Work to be completed: From the very first line of the data to the line containing "const accYTicks = [0, 0.5, 1, 1.5, 2, 2.5];", retype everything exactly, leaving the pictures behind.

Given material:
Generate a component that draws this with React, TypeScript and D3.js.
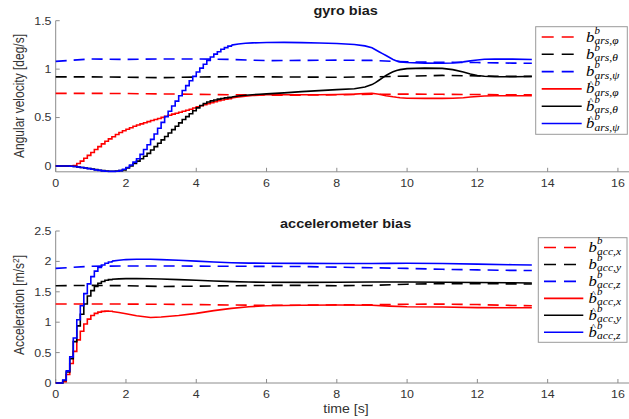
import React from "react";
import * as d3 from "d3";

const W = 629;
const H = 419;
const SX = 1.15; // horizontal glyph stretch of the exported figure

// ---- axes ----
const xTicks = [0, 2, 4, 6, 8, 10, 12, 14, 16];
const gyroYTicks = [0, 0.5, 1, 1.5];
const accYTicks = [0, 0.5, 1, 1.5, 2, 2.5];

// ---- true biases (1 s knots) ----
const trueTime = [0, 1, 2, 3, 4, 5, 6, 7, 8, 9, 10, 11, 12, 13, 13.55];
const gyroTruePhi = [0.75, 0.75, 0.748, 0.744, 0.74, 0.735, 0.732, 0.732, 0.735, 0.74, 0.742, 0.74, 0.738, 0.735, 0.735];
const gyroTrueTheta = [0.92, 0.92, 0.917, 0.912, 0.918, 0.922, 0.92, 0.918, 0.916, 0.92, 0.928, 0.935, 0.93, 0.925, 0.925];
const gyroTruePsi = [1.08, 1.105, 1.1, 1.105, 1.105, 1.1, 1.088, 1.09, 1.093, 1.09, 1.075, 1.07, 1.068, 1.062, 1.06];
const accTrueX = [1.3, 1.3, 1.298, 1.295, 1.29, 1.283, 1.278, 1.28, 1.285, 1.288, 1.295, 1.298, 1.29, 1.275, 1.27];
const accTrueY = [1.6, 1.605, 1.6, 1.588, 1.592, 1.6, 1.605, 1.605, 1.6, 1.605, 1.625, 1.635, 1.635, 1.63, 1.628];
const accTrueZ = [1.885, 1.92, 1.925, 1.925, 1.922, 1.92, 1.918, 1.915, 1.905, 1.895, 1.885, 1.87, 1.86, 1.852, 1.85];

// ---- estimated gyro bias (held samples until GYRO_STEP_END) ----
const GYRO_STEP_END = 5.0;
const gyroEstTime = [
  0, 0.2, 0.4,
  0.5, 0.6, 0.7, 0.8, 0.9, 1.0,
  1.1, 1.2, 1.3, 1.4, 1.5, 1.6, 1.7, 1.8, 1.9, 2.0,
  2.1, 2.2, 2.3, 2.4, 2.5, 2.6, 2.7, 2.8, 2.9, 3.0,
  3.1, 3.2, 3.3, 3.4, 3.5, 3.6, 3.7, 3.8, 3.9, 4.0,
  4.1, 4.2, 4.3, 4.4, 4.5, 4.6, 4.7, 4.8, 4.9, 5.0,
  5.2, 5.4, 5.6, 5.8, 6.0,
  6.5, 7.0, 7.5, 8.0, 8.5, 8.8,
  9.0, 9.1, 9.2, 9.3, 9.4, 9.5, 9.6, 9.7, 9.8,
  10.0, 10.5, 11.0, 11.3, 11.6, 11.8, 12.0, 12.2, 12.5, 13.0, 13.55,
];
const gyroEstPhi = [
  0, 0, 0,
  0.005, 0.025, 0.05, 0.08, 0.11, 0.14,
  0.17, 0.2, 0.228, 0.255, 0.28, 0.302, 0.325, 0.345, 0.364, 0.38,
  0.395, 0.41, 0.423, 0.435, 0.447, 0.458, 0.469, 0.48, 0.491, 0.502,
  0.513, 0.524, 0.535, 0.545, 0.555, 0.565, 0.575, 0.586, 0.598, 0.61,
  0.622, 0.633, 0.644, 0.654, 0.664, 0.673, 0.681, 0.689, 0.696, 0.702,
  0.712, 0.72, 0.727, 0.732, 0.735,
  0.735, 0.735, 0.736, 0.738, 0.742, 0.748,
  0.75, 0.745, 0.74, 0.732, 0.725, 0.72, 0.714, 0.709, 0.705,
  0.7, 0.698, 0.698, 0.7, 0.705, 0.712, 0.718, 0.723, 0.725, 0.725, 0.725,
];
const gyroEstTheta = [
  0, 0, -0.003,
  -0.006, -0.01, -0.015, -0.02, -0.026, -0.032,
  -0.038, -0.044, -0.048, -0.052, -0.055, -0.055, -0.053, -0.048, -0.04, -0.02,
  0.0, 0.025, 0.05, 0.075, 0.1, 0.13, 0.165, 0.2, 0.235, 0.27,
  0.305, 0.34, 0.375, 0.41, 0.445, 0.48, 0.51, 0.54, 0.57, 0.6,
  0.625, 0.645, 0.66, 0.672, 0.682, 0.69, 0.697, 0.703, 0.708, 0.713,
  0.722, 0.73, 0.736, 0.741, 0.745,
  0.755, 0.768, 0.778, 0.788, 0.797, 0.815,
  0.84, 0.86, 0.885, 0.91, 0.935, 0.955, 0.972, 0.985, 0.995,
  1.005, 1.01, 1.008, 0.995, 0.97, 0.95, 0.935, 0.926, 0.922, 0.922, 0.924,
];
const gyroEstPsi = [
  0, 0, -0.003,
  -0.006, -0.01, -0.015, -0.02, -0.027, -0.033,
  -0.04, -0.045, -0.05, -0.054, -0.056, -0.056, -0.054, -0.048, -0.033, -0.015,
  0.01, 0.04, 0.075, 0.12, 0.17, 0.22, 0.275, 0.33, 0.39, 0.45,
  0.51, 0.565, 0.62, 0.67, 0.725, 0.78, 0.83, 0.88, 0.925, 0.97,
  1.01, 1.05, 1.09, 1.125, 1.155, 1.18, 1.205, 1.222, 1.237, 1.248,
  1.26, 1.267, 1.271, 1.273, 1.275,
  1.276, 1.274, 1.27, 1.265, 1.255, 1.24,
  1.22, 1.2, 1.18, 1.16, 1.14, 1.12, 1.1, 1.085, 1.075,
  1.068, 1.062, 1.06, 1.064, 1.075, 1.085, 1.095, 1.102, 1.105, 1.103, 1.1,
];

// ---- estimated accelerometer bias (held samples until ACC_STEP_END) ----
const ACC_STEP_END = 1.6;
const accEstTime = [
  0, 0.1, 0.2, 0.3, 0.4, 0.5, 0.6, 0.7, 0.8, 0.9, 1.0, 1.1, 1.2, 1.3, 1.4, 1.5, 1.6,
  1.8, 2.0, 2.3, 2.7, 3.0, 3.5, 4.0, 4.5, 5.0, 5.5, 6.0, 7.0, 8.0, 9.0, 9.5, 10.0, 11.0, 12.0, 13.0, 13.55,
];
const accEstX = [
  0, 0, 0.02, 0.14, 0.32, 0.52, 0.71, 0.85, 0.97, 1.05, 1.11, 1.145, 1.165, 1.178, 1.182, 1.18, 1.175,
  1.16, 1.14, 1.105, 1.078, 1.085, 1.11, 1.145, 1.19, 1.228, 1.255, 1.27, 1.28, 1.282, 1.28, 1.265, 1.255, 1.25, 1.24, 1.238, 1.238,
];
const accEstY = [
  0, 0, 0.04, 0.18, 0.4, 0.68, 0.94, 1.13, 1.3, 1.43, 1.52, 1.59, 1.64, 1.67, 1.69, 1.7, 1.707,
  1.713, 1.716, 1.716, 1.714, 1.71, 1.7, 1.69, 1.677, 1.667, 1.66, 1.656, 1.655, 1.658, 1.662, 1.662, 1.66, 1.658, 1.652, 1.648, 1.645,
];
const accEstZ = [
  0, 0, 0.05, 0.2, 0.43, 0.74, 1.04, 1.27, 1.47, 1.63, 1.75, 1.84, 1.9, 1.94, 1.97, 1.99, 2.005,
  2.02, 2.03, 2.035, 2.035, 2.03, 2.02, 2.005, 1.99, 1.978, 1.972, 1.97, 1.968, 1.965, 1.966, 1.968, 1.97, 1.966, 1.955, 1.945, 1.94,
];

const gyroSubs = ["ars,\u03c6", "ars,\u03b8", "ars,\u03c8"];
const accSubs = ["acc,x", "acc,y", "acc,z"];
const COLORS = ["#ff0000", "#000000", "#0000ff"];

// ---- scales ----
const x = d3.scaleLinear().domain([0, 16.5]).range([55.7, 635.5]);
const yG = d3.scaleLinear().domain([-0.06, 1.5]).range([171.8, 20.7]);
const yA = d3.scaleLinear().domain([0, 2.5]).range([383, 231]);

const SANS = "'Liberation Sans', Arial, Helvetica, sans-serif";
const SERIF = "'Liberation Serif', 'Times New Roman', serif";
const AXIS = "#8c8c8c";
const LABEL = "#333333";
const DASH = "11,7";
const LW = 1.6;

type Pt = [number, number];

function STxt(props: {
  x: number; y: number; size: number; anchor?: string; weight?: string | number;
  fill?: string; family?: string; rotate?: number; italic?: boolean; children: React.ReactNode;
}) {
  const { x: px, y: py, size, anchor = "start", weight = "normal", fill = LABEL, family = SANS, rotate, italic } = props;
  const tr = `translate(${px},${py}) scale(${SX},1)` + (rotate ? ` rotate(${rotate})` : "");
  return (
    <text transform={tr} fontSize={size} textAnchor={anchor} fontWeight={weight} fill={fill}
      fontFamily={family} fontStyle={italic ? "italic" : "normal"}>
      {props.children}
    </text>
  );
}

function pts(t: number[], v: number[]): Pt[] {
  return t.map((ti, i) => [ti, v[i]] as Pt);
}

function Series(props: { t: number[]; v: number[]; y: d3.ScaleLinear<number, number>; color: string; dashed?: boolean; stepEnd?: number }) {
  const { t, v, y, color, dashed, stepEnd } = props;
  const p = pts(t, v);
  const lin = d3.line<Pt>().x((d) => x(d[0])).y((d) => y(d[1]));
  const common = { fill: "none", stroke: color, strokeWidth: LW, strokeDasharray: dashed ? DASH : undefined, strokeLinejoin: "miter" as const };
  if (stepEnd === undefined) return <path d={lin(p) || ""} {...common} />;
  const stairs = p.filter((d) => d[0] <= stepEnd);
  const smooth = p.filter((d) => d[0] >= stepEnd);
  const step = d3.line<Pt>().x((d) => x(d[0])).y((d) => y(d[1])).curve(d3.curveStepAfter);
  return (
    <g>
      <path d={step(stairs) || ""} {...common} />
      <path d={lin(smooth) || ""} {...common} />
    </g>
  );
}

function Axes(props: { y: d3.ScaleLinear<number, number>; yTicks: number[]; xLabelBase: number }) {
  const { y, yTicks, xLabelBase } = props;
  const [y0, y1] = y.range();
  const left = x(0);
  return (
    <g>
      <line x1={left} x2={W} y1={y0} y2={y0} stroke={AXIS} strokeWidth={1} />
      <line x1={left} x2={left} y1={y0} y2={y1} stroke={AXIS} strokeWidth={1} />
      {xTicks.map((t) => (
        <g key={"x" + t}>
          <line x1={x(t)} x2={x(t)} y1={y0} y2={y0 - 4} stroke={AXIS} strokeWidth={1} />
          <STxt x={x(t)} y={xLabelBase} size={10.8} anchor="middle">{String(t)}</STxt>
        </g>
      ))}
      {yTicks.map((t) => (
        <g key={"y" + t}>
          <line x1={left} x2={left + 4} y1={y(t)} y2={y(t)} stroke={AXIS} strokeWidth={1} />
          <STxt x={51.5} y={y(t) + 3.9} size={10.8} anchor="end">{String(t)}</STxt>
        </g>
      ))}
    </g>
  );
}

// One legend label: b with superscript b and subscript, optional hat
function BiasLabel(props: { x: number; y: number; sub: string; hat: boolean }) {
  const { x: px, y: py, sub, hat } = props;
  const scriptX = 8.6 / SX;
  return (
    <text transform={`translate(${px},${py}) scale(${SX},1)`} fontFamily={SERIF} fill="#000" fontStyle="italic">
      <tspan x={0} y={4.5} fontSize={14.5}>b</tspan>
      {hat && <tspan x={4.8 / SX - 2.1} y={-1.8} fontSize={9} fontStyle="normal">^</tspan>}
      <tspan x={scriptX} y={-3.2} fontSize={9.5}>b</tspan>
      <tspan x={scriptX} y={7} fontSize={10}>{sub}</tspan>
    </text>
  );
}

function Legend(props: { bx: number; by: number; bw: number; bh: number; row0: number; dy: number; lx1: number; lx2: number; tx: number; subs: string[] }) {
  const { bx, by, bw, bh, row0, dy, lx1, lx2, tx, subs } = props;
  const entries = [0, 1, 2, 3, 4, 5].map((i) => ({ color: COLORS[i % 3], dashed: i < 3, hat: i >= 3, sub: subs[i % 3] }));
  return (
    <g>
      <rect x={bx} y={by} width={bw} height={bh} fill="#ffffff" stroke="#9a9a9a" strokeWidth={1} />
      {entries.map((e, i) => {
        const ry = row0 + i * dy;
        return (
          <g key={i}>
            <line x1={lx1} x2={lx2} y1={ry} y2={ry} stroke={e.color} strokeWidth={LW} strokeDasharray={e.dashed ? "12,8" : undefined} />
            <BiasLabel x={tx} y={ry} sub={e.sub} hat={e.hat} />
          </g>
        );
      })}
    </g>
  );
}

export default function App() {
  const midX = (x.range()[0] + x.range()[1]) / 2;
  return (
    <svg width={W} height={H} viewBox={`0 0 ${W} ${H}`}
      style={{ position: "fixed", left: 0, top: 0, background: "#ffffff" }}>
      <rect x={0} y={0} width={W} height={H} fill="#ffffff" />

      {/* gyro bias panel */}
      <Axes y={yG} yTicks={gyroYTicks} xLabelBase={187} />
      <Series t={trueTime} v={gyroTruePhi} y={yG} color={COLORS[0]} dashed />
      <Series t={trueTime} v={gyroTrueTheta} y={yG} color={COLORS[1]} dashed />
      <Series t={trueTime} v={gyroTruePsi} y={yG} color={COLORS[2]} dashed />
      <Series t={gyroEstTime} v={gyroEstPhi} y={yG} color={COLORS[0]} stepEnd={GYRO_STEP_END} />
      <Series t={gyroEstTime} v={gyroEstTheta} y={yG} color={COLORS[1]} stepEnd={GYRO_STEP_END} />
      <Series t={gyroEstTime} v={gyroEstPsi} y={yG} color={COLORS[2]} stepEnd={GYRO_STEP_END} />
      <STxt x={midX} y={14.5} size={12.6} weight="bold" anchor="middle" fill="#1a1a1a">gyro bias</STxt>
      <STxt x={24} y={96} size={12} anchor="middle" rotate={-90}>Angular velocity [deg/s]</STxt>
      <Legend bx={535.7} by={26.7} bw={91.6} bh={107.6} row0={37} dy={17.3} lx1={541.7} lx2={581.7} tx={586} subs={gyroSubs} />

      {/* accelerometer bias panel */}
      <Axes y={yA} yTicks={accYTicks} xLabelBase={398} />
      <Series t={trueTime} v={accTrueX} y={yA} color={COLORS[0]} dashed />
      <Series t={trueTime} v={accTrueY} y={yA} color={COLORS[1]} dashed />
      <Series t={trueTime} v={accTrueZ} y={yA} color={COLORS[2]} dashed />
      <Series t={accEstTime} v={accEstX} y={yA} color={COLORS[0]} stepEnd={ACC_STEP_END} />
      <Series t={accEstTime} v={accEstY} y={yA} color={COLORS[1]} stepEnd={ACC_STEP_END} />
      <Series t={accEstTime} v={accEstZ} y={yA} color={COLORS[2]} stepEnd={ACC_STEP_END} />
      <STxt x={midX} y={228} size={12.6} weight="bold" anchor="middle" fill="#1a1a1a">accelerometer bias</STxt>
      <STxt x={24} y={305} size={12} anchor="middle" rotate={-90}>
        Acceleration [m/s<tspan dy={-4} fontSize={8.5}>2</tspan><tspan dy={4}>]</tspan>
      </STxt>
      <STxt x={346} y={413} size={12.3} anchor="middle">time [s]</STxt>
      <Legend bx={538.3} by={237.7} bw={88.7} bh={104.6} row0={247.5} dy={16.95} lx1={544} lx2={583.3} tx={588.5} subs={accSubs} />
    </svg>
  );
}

Result:
Generate a component that draws this with React, TypeScript and D3.js.
import React from "react";
import * as d3 from "d3";

const W = 629;
const H = 419;
const SX = 1.15; // horizontal glyph stretch of the exported figure

// ---- axes ----
const xTicks = [0, 2, 4, 6, 8, 10, 12, 14, 16];
const gyroYTicks = [0, 0.5, 1, 1.5];
const accYTicks = [0, 0.5, 1, 1.5, 2, 2.5];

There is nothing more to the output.